The Fan Series designs of the 116 Sasanqua Camellia and Winterberry theme were printed during September 1934 and were distributed September 15, 1934 as installment six (of twelve). On the Fan Series delivery documents Rakusan used the theme subject title 山茶花に梅もどき, sazanka ni umemodoki, 'sasanqua camellia and winterberry' which is actually the title of 36 Series design 116 published at the same time.
The 116 Sasanqua Camellia and Winterberry theme is the second of several compound-subject themes.
Both thematic elements of a compound theme always appear in its 36 Series design.
However, the individual Fan Series designs may have both, or one, or the other.
Here only sasanqua camellia is in 116-1, 116-3, and 116-4; only winterberry in 116-2 and 116-5; and both sasanqua camellia and winterberry appear together only only in the 36 Series design 116, the only design uniting the two groups.
Some of the sasanqua camellia and winterberry designs were adapted from sketches originally created in the late 1920s for sasanqua camellia design 5 and for winterberry design 24 of the earlier 100 Series.
116 is especially close to 5 since both designs include the not only the same variety of camellia but also has flowers in the same colors.
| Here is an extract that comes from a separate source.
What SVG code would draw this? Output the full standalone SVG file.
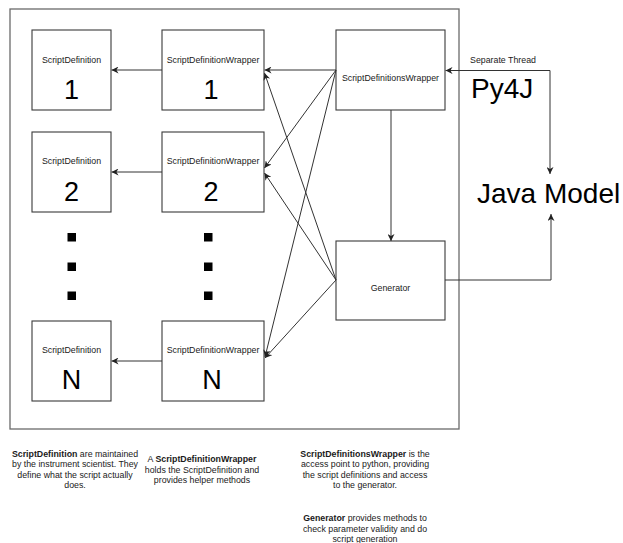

Sasanqua Camellia, Camellia sasanqua
, is a winter-blooming species of camellia native to Japan which has been extensively selected and hybridized for color and for flower form.
In Japanese it does not use the regular name for other camellias but has its own name, 山茶花, さざんか, サザンカ, sazanka
This Japanese name is the source of both the Latin species name and the English name, sasanqua
The form Rakusan selected for 5, 116, 116-1, 116-3, and 116-4, is a medium-sized, open flower of pink-blushed white, a type which is often informally called 'Apple Blossom' in English.
Although he had access to many varieties of camellias, Rakusan depicted only three different kinds in his woodblock prints, and examples each appear in the 36 Series.
The other two kinds of Rakusan camellias are at numbers 126 and 129, which in turn link to their own additional related designs.
Japanese Winterberry, Ilex serrata var. sieboldii, 梅擬, うめもどき, ウメモドキ, ume-modoki, lit. 'pseudo-plum', is a kind of deciduous native holly.
In the title-caption for 24 Rakusan uses the descriptor 大粒, oo-tsubu, lit. 'large-berry', apparently with the intention of indicating a kind of winterberry.
That varietal name is not in current usage and the illustration is consistent with the usual subspecies.